Now, designer Aaron Panone and Joshua Resnikoff banish this problem forever, turning the standard Mason or Ball Jar into a sippy cup just like the one you enjoyed as a child. Aaron tells Core77:

The canning jar already makes an awesome platform for a travel mug: it's easy to clean, made of heat-resistant glass, cheap, durable, and when sealed it doesn't leak. The only problem is that with their large openings, canning jars are not great for spill-free sipping while on the move. So we adapted it—made a new lid that lets us drink like a boss from virtually any wide mouth canning jar. It's a simple eco-friendly alternative to poor-performing and messy disposable hot cups, and over-built and expensive travel mugs.
cuppow lid
Cuppow.com/Promo image

Now I would have thought that the kind of person who drinks their sleepytime from a jar wouldn't be the kind to spend money on a plastic sippy lid. But I could be pleasantly surprised, especially since the standard lids provided for Mason jars are made with a BPA epoxy and this is BPA free.
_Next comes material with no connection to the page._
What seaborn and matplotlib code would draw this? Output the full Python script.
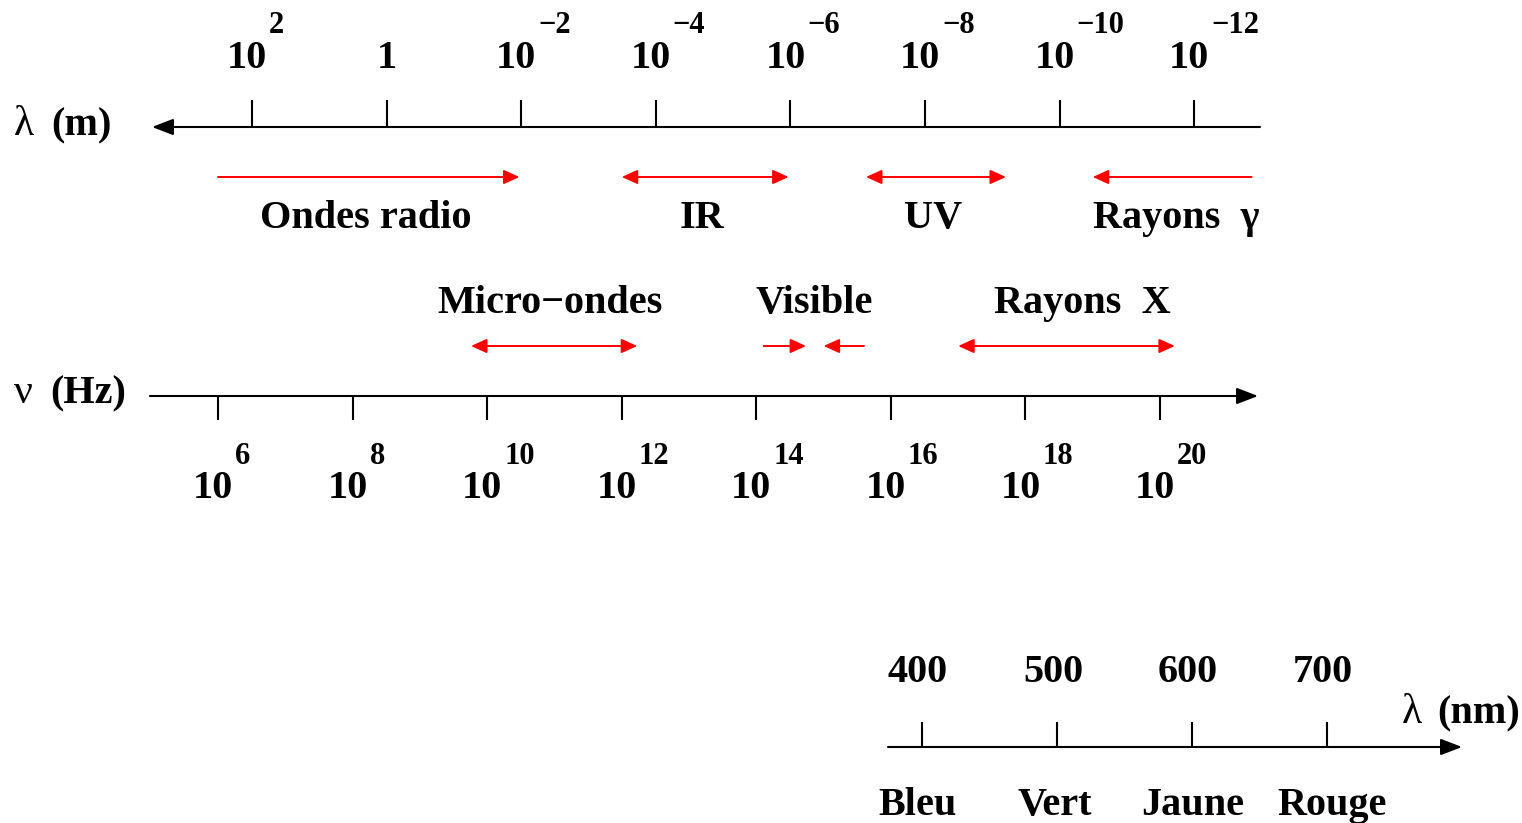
import numpy as np
import pandas as pd
import seaborn as sns
import matplotlib
matplotlib.use("Agg")
import matplotlib.pyplot as plt

# ---------------- data ----------------
lambda_exponents = [2, 0, -2, -4, -6, -8, -10, -12]        # wavelength ticks, 10^n m
freq_exponents = [6, 8, 10, 12, 14, 16, 18, 20]             # frequency ticks, 10^n Hz
visible_nm = [400, 500, 600, 700]                           # visible wavelength ticks (nm)
colour_names = ["Bleu", "Vert", "Jaune", "Rouge"]

# bands, expressed in log10(frequency / Hz)
top_bands = ["Ondes radio", "IR", "UV", "Rayons  γ"]
top_start = [6.0, 12.0, 15.63, 19.0]
top_end = [10.48, 14.48, 17.71, 21.36]
top_heads = ["end", "both", "both", "start"]

low_bands = ["Micro−ondes", "Rayons  X"]
low_start = [9.76, 17.0]
low_end = [12.23, 20.22]

visible_band = "Visible"
visible_left = [14.11, 14.74]    # tail, head (pointing right)
visible_right = [15.6, 15.0]     # tail, head (pointing left)

C_LIGHT = 2.998e8

# ---------------- layout (pixels) ----------------
W, H = 1522, 823
PX_PER_DEC = 67.29
X0_PX = 218.0            # pixel of 10^6 Hz
LAM_SHIFT_PX = 2.0
PX_PER_NM = 1.35
NM0_PX = 922.0           # pixel of 400 nm
COLOUR_LABEL_SHIFT_PX = [-4, -2, 1, 5]

E_LEFT = freq_exponents[0] - X0_PX / PX_PER_DEC
E_RIGHT = freq_exponents[0] + (W - X0_PX) / PX_PER_DEC
NM_LEFT = visible_nm[0] - NM0_PX / PX_PER_NM
NM_RIGHT = visible_nm[0] + (W - NM0_PX) / PX_PER_NM


def e_of_px(px):
    return freq_exponents[0] + (px - X0_PX) / PX_PER_DEC


def de(px):
    return px / PX_PER_DEC


def dnm(px):
    return px / PX_PER_NM


sns.set_theme(style="white")
plt.rcParams["font.family"] = ["Liberation Serif", "DejaVu Serif"]
plt.rcParams["font.weight"] = "bold"
plt.rcParams["text.color"] = "black"

fig = plt.figure(figsize=(W / 100, H / 100), dpi=100)
ax = fig.add_axes([0, 0, 1, 1])
ax.set_xlim(E_LEFT, E_RIGHT)
ax.set_ylim(H, 0)
ax.set_axis_off()

ax2 = fig.add_axes([0, 0, 1, 1])
ax2.set_xlim(NM_LEFT, NM_RIGHT)
ax2.set_ylim(H, 0)
ax2.set_axis_off()

BIG = 29
SUP = 22
BLACK_LW = 1.5
RED_LW = 1.4
black_head = "-|>,head_length=13,head_width=5"
red_head_r = "-|>,head_length=9.5,head_width=4.3"
red_head_both = "<|-|>,head_length=9.5,head_width=4.3"
red_head_l = "<|-,head_length=9.5,head_width=4.3"


def arrow(axis, x0, x1, y, style, color, lw):
    axis.annotate("", xy=(x1, y), xytext=(x0, y),
                  arrowprops=dict(arrowstyle=style, color=color, lw=lw,
                                  shrinkA=0, shrinkB=0, mutation_scale=1))


# ---------------- wavelength axis (top) ----------------
Y_LAM = 127
arrow(ax, e_of_px(1260), e_of_px(152), Y_LAM, black_head, "black", BLACK_LW)
lam_pos = [np.log10(C_LIGHT) - n + de(LAM_SHIFT_PX) for n in lambda_exponents]
ax.vlines(lam_pos, Y_LAM - 27, Y_LAM, color="black", lw=BLACK_LW)
for n, x in zip(lambda_exponents, lam_pos):
    if n == 0:
        ax.text(x, 68, "1", ha="center", va="baseline", fontsize=BIG)
    else:
        ax.text(x - de(5), 68, "10", ha="center", va="baseline", fontsize=BIG)
        ax.text(x + de(17), 33, str(n).replace("-", "−"), ha="left",
                va="baseline", fontsize=SUP)
ax.text(e_of_px(14), 135, "λ", ha="left", va="baseline", fontsize=BIG + 1,
        fontweight="normal")
ax.text(e_of_px(51), 135, "(m)", ha="left", va="baseline", fontsize=BIG)

# ---------------- frequency axis ----------------
Y_NU = 396
arrow(ax, e_of_px(150), e_of_px(1258), Y_NU, black_head, "black", BLACK_LW)
ax.vlines(freq_exponents, Y_NU, Y_NU + 24, color="black", lw=BLACK_LW)
for n in freq_exponents:
    ax.text(n - de(5), 498, "10", ha="center", va="baseline", fontsize=BIG)
    ax.text(n + de(17), 464, str(n), ha="left", va="baseline", fontsize=SUP)
ax.text(e_of_px(14), 403, "ν", ha="left", va="baseline", fontsize=BIG + 1,
        fontweight="normal")
ax.text(e_of_px(50), 403, "(Hz)", ha="left", va="baseline", fontsize=BIG)

# ---------------- bands, row 1 ----------------
Y_R1 = 177
styles = {"end": red_head_r, "both": red_head_both, "start": red_head_l}
for name, s, e, h in zip(top_bands, top_start, top_end, top_heads):
    arrow(ax, s, e, Y_R1, styles[h], "red", RED_LW)
    if h == "start":
        ax.text(s, 228, name, ha="left", va="baseline", fontsize=BIG)
    else:
        ax.text((s + e) / 2 - de(3), 228, name, ha="center", va="baseline",
                fontsize=BIG)

# ---------------- bands, row 2 ----------------
Y_R2 = 346
for name, s, e in zip(low_bands, low_start, low_end):
    arrow(ax, s, e, Y_R2, red_head_both, "red", RED_LW)
    shift = 16 if "X" in name else -4
    ax.text((s + e) / 2 + de(shift), 313, name, ha="center", va="baseline",
            fontsize=BIG)
arrow(ax, visible_left[0], visible_left[1], Y_R2, red_head_r, "red", RED_LW)
arrow(ax, visible_right[0], visible_right[1], Y_R2, red_head_r, "red", RED_LW)
ax.text((visible_left[0] + visible_right[0]) / 2, 313, visible_band,
        ha="center", va="baseline", fontsize=BIG)

# ---------------- visible (nm) axis ----------------
Y_NM = 747
arrow(ax2, visible_nm[0] - dnm(34), visible_nm[0] + dnm(540), Y_NM,
      black_head, "black", BLACK_LW)
ax2.vlines(visible_nm, Y_NM - 25, Y_NM, color="black", lw=BLACK_LW)
for v, cname, sh in zip(visible_nm, colour_names, COLOUR_LABEL_SHIFT_PX):
    ax2.text(v - dnm(4), 682, str(v), ha="center", va="baseline", fontsize=BIG)
    ax2.text(v + dnm(sh), 815, cname, ha="center", va="baseline", fontsize=BIG)
ax2.text(visible_nm[0] + dnm(1402 - NM0_PX), 723, "λ", ha="left",
         va="baseline", fontsize=BIG + 1, fontweight="normal")
ax2.text(visible_nm[0] + dnm(1437 - NM0_PX), 723, "(nm)", ha="left",
         va="baseline", fontsize=BIG)

fig.savefig("out.png", dpi=100, facecolor="white")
A couple of years ago TreeHugger Warren noted that in view of the economic downturn, British trendsetters were "advocating the use of glass jars as an alternative drinking vessel to Waterford Crystal." He wrote:

The glass used in jars is thicker and more robust—perfect for kids or inebriated party guests. Nothing more to buy—you already paid for the jam, jelly or whatever came in the jar and scored a drink container for free.

One problem is that glass gets hot, and the designers are probably going to come up with a crocheted sleeve of some kind. Or, I suppose that if you are the type of person who drinks out of jam jars, you could use an old sock.